** START OF INFORMATION SHOWN **

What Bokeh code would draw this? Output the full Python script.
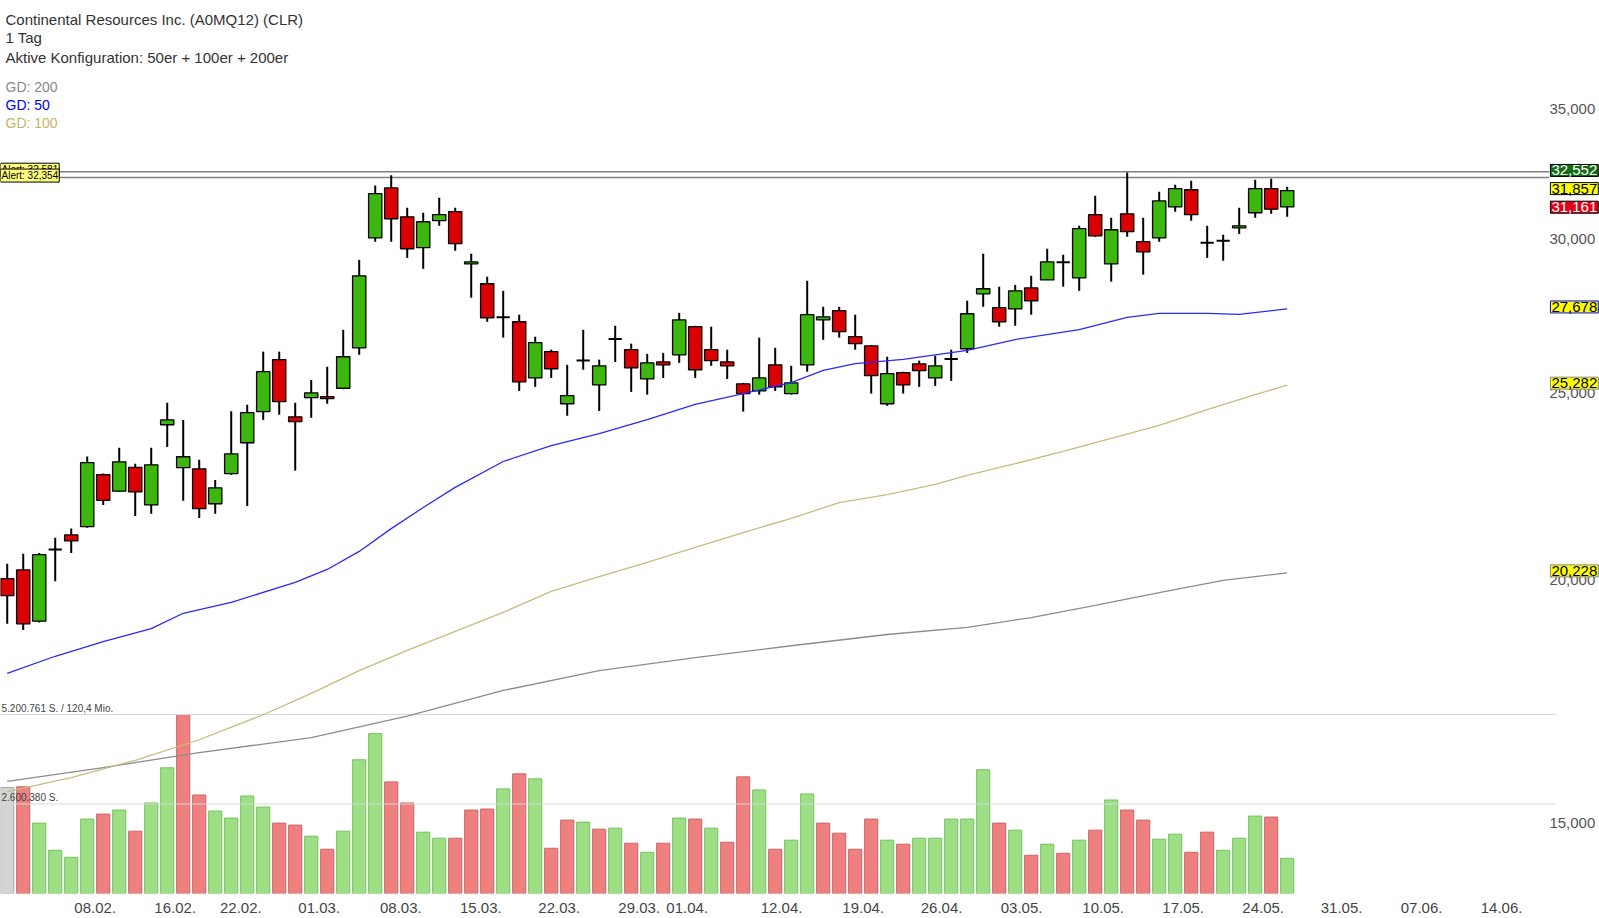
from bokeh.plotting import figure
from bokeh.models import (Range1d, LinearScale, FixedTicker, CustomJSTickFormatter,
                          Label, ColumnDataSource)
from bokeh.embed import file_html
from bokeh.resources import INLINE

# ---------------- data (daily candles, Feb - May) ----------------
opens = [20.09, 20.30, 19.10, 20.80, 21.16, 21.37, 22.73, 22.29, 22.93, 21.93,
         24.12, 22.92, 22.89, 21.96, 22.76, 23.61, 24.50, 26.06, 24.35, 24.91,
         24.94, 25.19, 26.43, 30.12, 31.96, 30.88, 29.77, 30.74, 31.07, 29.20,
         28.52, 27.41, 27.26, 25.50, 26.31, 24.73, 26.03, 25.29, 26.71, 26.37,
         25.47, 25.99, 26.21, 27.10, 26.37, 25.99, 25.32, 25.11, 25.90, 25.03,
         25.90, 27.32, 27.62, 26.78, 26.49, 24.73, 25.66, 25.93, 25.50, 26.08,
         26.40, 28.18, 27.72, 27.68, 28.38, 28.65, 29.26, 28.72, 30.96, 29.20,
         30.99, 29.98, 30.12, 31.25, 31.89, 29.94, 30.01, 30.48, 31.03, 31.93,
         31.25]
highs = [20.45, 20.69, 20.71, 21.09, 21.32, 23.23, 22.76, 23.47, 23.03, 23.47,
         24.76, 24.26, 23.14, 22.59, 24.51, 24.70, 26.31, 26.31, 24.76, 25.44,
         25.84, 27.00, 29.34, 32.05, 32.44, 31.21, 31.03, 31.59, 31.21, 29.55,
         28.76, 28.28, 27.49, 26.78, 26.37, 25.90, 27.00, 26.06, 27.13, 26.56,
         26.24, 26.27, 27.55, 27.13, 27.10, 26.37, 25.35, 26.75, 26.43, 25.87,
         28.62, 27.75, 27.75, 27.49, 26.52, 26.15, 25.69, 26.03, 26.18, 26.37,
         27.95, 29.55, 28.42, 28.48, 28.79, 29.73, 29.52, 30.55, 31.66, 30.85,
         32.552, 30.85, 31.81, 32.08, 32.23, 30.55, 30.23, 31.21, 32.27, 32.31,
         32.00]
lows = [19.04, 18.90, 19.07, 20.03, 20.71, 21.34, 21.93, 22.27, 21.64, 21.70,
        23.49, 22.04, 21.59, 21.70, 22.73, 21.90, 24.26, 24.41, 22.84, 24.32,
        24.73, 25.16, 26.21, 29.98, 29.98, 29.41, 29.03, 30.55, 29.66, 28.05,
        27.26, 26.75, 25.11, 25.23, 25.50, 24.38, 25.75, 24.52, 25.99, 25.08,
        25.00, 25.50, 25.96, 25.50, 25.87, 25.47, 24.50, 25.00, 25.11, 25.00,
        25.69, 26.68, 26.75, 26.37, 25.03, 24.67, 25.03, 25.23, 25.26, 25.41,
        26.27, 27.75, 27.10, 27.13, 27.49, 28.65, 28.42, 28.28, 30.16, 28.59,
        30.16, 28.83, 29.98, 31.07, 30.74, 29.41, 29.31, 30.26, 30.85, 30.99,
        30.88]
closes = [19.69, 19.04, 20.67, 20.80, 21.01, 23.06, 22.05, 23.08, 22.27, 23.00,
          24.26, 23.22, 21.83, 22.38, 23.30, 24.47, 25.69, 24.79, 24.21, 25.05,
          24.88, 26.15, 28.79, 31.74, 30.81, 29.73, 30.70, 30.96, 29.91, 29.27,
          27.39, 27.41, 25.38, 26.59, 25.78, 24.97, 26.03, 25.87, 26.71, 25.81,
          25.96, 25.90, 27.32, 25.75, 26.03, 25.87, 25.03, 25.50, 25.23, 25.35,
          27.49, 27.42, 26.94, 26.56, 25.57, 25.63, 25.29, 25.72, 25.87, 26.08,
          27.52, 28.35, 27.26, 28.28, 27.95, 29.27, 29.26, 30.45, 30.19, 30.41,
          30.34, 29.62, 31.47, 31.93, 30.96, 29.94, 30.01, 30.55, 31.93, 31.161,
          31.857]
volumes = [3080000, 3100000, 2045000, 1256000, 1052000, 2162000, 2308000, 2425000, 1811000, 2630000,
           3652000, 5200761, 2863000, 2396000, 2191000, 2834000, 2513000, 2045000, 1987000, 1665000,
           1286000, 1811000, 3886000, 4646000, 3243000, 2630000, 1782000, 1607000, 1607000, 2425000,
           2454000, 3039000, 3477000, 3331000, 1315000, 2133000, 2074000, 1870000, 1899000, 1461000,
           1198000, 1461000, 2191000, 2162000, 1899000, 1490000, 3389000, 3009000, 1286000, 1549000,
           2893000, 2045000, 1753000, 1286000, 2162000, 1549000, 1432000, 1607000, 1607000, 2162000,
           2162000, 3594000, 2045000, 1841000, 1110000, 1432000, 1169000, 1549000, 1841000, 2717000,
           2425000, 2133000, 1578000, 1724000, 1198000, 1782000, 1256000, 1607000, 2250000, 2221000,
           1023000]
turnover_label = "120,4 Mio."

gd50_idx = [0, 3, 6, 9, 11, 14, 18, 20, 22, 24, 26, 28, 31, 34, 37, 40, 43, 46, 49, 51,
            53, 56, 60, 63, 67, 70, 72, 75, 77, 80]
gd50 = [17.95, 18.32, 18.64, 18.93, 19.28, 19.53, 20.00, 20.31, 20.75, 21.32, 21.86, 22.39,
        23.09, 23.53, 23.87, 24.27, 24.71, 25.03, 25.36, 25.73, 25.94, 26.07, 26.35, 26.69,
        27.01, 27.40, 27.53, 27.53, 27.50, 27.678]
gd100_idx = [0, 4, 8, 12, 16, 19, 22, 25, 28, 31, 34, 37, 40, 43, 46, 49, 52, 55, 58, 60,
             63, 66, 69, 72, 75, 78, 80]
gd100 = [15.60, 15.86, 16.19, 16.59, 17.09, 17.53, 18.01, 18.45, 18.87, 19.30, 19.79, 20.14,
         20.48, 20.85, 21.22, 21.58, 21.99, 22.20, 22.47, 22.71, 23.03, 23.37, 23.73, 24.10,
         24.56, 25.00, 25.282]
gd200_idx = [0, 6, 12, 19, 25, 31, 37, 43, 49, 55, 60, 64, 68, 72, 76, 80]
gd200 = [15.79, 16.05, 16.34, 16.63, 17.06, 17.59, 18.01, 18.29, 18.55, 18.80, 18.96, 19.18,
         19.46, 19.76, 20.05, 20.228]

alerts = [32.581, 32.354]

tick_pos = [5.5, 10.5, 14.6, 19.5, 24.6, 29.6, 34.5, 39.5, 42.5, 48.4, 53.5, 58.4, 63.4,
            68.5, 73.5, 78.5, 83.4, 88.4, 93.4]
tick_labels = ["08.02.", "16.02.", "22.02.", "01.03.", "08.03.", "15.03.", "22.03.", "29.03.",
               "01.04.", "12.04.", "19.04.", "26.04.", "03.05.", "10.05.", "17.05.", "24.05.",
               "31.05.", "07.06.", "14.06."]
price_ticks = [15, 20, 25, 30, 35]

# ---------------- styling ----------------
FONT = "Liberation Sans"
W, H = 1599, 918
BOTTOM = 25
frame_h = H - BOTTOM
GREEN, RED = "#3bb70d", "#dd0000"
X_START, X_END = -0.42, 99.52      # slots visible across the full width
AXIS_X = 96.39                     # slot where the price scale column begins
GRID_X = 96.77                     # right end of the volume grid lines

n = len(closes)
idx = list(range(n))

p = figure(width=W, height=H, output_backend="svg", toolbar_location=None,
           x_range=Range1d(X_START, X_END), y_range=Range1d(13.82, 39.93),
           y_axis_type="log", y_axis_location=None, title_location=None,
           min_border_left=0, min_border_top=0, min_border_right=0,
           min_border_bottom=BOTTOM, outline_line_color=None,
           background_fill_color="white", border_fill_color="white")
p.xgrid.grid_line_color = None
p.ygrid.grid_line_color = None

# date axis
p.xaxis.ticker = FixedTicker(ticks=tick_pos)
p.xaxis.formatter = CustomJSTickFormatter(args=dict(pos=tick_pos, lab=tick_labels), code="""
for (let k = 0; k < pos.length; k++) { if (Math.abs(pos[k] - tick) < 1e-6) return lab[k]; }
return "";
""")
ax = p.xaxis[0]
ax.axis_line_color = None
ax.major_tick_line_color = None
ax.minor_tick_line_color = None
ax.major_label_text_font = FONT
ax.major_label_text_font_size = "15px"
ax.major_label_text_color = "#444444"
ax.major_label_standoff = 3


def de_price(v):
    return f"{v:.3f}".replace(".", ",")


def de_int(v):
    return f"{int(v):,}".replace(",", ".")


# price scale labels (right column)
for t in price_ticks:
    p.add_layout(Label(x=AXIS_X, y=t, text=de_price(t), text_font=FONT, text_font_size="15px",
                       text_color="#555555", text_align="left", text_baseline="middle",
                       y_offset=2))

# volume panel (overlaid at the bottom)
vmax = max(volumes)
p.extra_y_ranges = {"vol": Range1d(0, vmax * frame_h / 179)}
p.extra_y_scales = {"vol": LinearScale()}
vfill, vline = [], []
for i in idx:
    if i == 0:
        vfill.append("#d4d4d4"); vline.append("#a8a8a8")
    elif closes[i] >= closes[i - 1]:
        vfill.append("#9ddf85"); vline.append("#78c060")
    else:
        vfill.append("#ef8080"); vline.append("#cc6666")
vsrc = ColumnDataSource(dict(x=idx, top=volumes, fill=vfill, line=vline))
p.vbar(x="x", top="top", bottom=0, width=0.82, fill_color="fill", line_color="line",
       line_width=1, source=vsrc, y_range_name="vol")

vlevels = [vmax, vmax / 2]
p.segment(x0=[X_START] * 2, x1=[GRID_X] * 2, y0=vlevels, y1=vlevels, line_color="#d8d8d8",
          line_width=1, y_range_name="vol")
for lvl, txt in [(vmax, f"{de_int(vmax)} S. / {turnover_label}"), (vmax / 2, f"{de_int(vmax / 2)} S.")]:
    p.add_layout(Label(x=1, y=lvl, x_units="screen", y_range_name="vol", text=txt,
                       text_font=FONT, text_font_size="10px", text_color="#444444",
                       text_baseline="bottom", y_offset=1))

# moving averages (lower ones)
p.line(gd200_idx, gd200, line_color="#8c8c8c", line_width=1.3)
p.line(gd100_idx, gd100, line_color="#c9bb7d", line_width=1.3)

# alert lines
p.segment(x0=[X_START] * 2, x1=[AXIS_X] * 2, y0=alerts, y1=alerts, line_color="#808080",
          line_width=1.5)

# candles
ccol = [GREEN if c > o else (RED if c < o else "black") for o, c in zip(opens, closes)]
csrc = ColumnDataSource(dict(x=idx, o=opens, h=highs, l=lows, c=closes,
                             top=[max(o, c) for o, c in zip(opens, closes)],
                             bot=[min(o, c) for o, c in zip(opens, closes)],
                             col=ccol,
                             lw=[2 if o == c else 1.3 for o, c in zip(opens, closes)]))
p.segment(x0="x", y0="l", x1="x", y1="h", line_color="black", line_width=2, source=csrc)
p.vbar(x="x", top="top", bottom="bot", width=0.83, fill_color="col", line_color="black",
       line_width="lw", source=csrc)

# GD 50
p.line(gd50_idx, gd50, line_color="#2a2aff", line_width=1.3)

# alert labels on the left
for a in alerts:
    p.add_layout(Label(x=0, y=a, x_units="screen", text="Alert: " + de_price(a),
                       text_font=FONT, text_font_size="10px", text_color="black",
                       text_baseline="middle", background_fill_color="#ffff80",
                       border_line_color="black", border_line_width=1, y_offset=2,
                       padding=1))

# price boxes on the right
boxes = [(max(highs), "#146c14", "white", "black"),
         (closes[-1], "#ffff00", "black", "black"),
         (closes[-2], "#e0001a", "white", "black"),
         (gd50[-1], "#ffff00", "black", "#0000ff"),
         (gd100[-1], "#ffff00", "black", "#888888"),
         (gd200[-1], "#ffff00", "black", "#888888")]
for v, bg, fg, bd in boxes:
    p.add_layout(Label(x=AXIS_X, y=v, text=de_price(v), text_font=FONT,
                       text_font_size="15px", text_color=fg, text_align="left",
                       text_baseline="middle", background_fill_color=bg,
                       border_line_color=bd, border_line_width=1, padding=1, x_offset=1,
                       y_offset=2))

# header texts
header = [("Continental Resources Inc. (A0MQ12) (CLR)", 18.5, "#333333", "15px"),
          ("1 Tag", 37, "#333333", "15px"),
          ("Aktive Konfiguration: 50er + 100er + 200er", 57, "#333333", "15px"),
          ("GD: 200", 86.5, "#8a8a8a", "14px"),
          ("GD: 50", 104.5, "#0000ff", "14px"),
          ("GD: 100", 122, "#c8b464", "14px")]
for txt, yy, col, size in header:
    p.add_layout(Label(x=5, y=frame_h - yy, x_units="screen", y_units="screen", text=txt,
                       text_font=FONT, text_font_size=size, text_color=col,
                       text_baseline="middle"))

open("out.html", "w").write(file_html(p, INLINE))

** END OF INFORMATION SHOWN **

[WHAT YOU WILL DO]
Look over the material above and show each line where "code" appears.

[ANSWER TO THIS EXERCISE]
What Bokeh code would draw this? Output the full Python script.
p.xaxis.formatter = CustomJSTickFormatter(args=dict(pos=tick_pos, lab=tick_labels), code="""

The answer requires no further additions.